Monday 28 October 2019

Album II - LOUDON WAINWRIGHT III***

Me & My Friend The Cat/Motel Blues/Nice Jewish Girls/Be Careful, There's A Baby In The House/I Know I'm Unhappy-Suicide Song-Glenville Reel/Saw Your Name In The Paper/Samson & The Warden/Plane Too/Cook That Dinner Dora/Old Friend/Old Paint/Winter Song

Follow up album from the American folk singer-songwriter Loudon Wainwright III who came from a musical family. He enjoyed a cult following in the early 1970s which was never converted into commercial success.

“Wainwright's voice is high and scratchy but well suited to his folk style, and the way he delivers his songs that way is a part of the reason I like him so much as a writer and a performer. This album, a fitting successor to the first, really goes one step further in its plaintive wailing.”

“Definitely a step up from Album I. It goes along real strong and it finishes well with Winter Song. Samson & The Warden is a real gem. LWIII loves his cleverness and this is one of the times he really pulls it off. If you like folk music that is only a little bit silly, pick this up.”

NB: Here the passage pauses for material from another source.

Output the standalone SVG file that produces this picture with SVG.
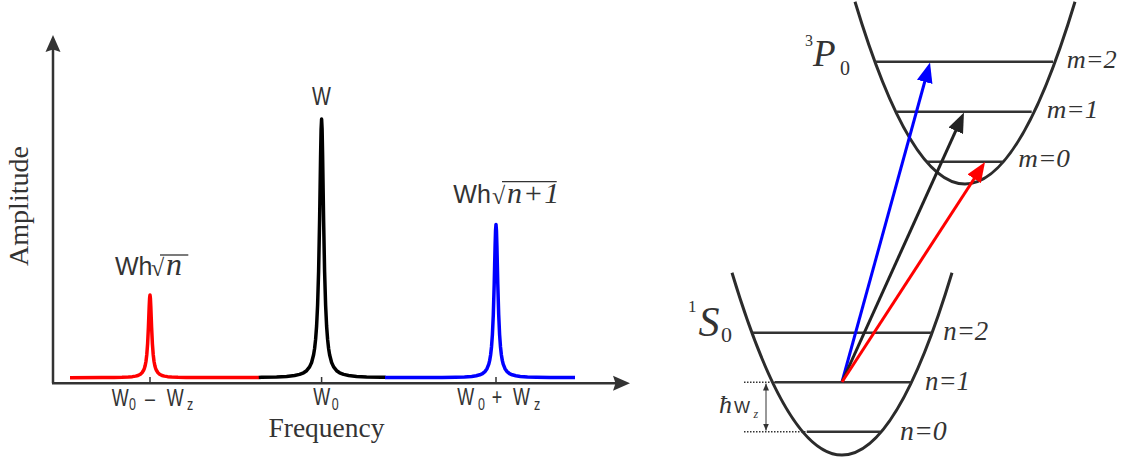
<svg xmlns="http://www.w3.org/2000/svg" width="1125" height="463" viewBox="0 0 1125 463">
<defs>
<style>
.axis{stroke:#333;stroke-width:2.5;fill:none}
.tick{stroke:#333;stroke-width:1.5}
.peak{fill:none;stroke-width:3.5;stroke-linejoin:round;stroke-linecap:butt}
.well{fill:none;stroke:#2b2b2b;stroke-width:3}
.lvl{stroke:#333;stroke-width:2.5}
.dot{stroke:#333;stroke-width:1.5;stroke-dasharray:1.5 1.5}
.sans{font-family:"Liberation Sans",Arial,sans-serif;fill:#333}
.serif{font-family:"Liberation Serif","Times New Roman",serif;fill:#333}
.it{font-family:"Liberation Serif","Times New Roman",serif;font-style:italic;fill:#333}
.up{font-style:normal}
.tr{stroke-width:3;fill:none}
</style>
<marker id="hb" markerUnits="userSpaceOnUse" markerWidth="20" markerHeight="16" refX="6" refY="8" orient="auto"><path d="M0,0 L20,8 L0,16 z" fill="#0000ff"/></marker>
<marker id="hk" markerUnits="userSpaceOnUse" markerWidth="20" markerHeight="16" refX="6" refY="8" orient="auto"><path d="M0,0 L20,8 L0,16 z" fill="#222"/></marker>
<marker id="hr" markerUnits="userSpaceOnUse" markerWidth="20" markerHeight="16" refX="6" refY="8" orient="auto"><path d="M0,0 L20,8 L0,16 z" fill="#ff0000"/></marker>
<marker id="ha" markerUnits="userSpaceOnUse" markerWidth="7" markerHeight="6" refX="7" refY="3" orient="auto-start-reverse"><path d="M0,0 L7,3 L0,6 z" fill="#333"/></marker>
</defs>

<g id="axes">
<line class="axis" x1="53" y1="383.3" x2="53" y2="48"/>
<path d="M53,35 L60.5,52 L53,49.5 L45.5,52 z" fill="#333"/>
<line class="axis" x1="52" y1="383.3" x2="616" y2="383.3"/>
<path d="M630,383.3 L613,375.8 L615.5,383.3 L613,390.8 z" fill="#333"/>
<line class="tick" x1="150" y1="377" x2="150" y2="383"/>
<line class="tick" x1="321.6" y1="377" x2="321.6" y2="383"/>
<line class="tick" x1="496" y1="377" x2="496" y2="383"/>
<text class="serif" font-size="27.5" x="326.5" y="437" text-anchor="middle">Frequency</text>
<text class="serif" font-size="28" transform="translate(28,206) rotate(-90)" text-anchor="middle">Amplitude</text>
</g>

<g id="peak-red">
<polyline class="peak" stroke="#ff0000" points="70,377.7 102,377.6 114,377.45 122,377.3 128.4,377.0 132.4,376.65 135.6,376.1 138,375.5 140.4,374.3 142,372.8 143.6,370.3 144.4,368.4 145.2,365.5 146,361.2 146.8,354.5 147.6,343.8 148.4,327.3 148.8,316.9 149.2,306.4 149.6,298.2 150,295 150.4,298.2 150.8,306.4 151.2,316.9 151.6,327.3 152.4,343.8 153.2,354.5 154,361.2 154.8,365.5 155.6,368.4 156.4,370.3 158,372.8 159.6,374.3 162,375.5 164.4,376.1 167.6,376.65 171.6,377.0 178,377.3 186,377.45 198,377.6 259,377.5"/>
<line x1="160" y1="255" x2="188.3" y2="255" stroke="#333" stroke-width="1.3"/>
<text class="sans" font-size="25" x="115" y="275">Wh<tspan class="serif" font-size="24" x="151" y="276">√</tspan><tspan class="it" font-size="32" x="166" y="275">n</tspan></text>
</g>

<g id="peak-black">
<polyline class="peak" stroke="#000" points="258.8,377.4 261.6,377.25 276.6,376.9 286.6,376.4 294.6,375.5 299.6,374.4 303.6,372.8 306.6,370.7 309.6,366.9 311.6,362.5 313.6,354.7 314.6,348.5 315.6,339.4 316.6,326.0 317.6,305.0 318.6,271.6 319.6,219.9 320.1,187.6 320.6,154.7 321.1,129.0 321.6,119.0 322.1,129.0 322.6,154.7 323.1,187.6 323.6,219.9 324.6,271.6 325.6,305.0 326.6,326.0 327.6,339.4 328.6,348.5 329.6,354.7 331.6,362.5 333.6,366.9 336.6,370.7 339.6,372.8 343.6,374.4 348.6,375.5 356.6,376.4 366.6,376.9 381.6,377.25 385.5,377.35"/>
<text class="sans" font-size="25" transform="translate(312,105) scale(0.8,1)">W</text>
</g>

<g id="peak-blue">
<polyline class="peak" stroke="#0000ff" points="385,377.4 442,377.4 455.5,377.2 464.5,376.9 471.7,376.4 476.2,375.75 479.8,374.8 482.5,373.6 485.2,371.3 487,368.7 488.8,364.1 489.7,360.4 490.6,355.0 491.5,347.0 492.4,334.6 493.3,314.8 494.2,284.2 494.65,265.0 495.1,245.6 495.55,230.3 496,224.4 496.45,230.3 496.9,245.6 497.35,265.0 497.8,284.2 498.7,314.8 499.6,334.6 500.5,347.0 501.4,355.0 502.3,360.4 503.2,364.1 505,368.7 506.8,371.3 509.5,373.6 512.2,374.8 515.8,375.75 520.3,376.4 527.5,376.9 536.5,377.2 550,377.4 575,377.5"/>
<line x1="502" y1="181.7" x2="556.7" y2="181.7" stroke="#333" stroke-width="1.3"/>
<text class="sans" font-size="25" x="453.3" y="203.3">Wh<tspan class="serif" font-size="24" x="492" y="204.3">√</tspan><tspan class="it" font-size="30" x="507" y="203.3" letter-spacing="1">n+1</tspan></text>
</g>

<g id="freq-labels">
<text class="sans" font-size="23" transform="translate(111.7,405.7) scale(0.78,1)"><tspan x="0" y="0">W</tspan><tspan font-size="16" x="22.2" y="4.5">0</tspan><tspan x="42.7" y="0">–</tspan><tspan x="70.5" y="0">W</tspan><tspan font-size="16" x="96.5" y="4.5">z</tspan></text>
<text class="sans" font-size="23" transform="translate(313.3,405.3) scale(0.78,1)"><tspan x="0" y="0">W</tspan><tspan font-size="16" x="23.6" y="4.5">0</tspan></text>
<text class="sans" font-size="23" transform="translate(457.3,405.3) scale(0.78,1)"><tspan x="0" y="0">W</tspan><tspan font-size="16" x="26.5" y="4.5">0</tspan><tspan x="44.1" y="0">+</tspan><tspan x="71.4" y="0">W</tspan><tspan font-size="16" x="98.3" y="4.5">z</tspan></text>
</g>

<g id="state-3P0">
<path class="well" d="M855,1.7 Q965,366.3 1075,1.7"/>
<line class="lvl" x1="875" y1="61.7" x2="1053" y2="61.7"/>
<line class="lvl" x1="896.7" y1="111.7" x2="1031.7" y2="111.7"/>
<line class="lvl" x1="926.7" y1="161.7" x2="1002.7" y2="161.7"/>
<text class="it" font-size="37" x="806" y="66"><tspan class="up" font-size="16" x="805" y="46">3</tspan><tspan x="813" y="66">P</tspan><tspan class="up" font-size="20" x="840" y="75">0</tspan></text>
<text class="it" font-size="26" x="1066.7" y="68.3" textLength="50" lengthAdjust="spacingAndGlyphs">m=2</text>
<text class="it" font-size="26" x="1046.7" y="118.3" textLength="51.6" lengthAdjust="spacingAndGlyphs">m=1</text>
<text class="it" font-size="26" x="1018.3" y="166.7" textLength="51.7" lengthAdjust="spacingAndGlyphs">m=0</text>
</g>

<g id="state-1S0">
<path class="well" d="M732,272.7 Q842,637.3 952,272.7"/>
<line class="lvl" x1="753" y1="332.7" x2="931.7" y2="332.7"/>
<line class="lvl" x1="775" y1="382.3" x2="910.7" y2="382.3"/>
<line class="lvl" x1="806.7" y1="431.7" x2="880" y2="431.7"/>
<text class="it" font-size="42" x="688" y="336"><tspan class="up" font-size="17" x="688" y="312">1</tspan><tspan x="698.5" y="336">S</tspan><tspan class="up" font-size="22" x="721" y="342">0</tspan></text>
<text class="it" font-size="27" x="943.3" y="340" textLength="45" lengthAdjust="spacingAndGlyphs">n=2</text>
<text class="it" font-size="27" x="925" y="390" textLength="45" lengthAdjust="spacingAndGlyphs">n=1</text>
<text class="it" font-size="27" x="900" y="440" textLength="46.7" lengthAdjust="spacingAndGlyphs">n=0</text>
</g>

<g id="spacing">
<line class="dot" x1="744" y1="382.3" x2="775" y2="382.3"/>
<line class="dot" x1="744" y1="431.7" x2="806" y2="431.7"/>
<line x1="766" y1="383.5" x2="766" y2="430.5" stroke="#333" stroke-width="1" marker-start="url(#ha)" marker-end="url(#ha)"/>
<text class="it" font-size="26" x="719" y="413.3">ħ<tspan class="sans" font-style="normal" font-size="17" x="734" y="413.3">W</tspan><tspan font-size="12" x="753.5" y="418.3">z</tspan></text>
</g>

<g id="connectors">
<line class="tr" stroke="#0000ff" x1="842" y1="382" x2="926.3" y2="76" marker-end="url(#hb)"/>
<line class="tr" stroke="#222" x1="842" y1="382" x2="958.2" y2="125.3" marker-end="url(#hk)"/>
<line class="tr" stroke="#ff0000" x1="842" y1="382" x2="977.4" y2="173.7" marker-end="url(#hr)"/>
</g>
</svg>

Album II picks up the baton from Album I without any real discernable change. He may have sneaked in the occasional piano accompaniment, and his wife Kate McGarrigle makes a brief appearance but, essentially, this is another album from Wainwright and his sidekick the acoustic guitar. Things have improved slightly but not enough for me to hail Wainwright as one of the great singer-songwriters.”

“Most of his records are worth a few listens, and are in places very funny. But I like to go back to this album, just Loudon on guitar mostly, and funny in a very dark way. Sounds like the work of a guy who's been living alone in a shack for too long. And that's something you don't hear every day. Extra half star for having the whiniest vocals ever.”

“There are some enduring songs here like Motel Blues and Be Careful There's A Baby In The House, and plenty of the wry, witty, incisive and sometimes self-excoriating lyrics which have made Loudon Wainwright one of the best singer-songwriters of my generation.”

“This is not one of his better albums. His voice doesn't sound as mature as it does on his later releases. Here Loudon was getting his foot in the record business; a decent album but not his best.”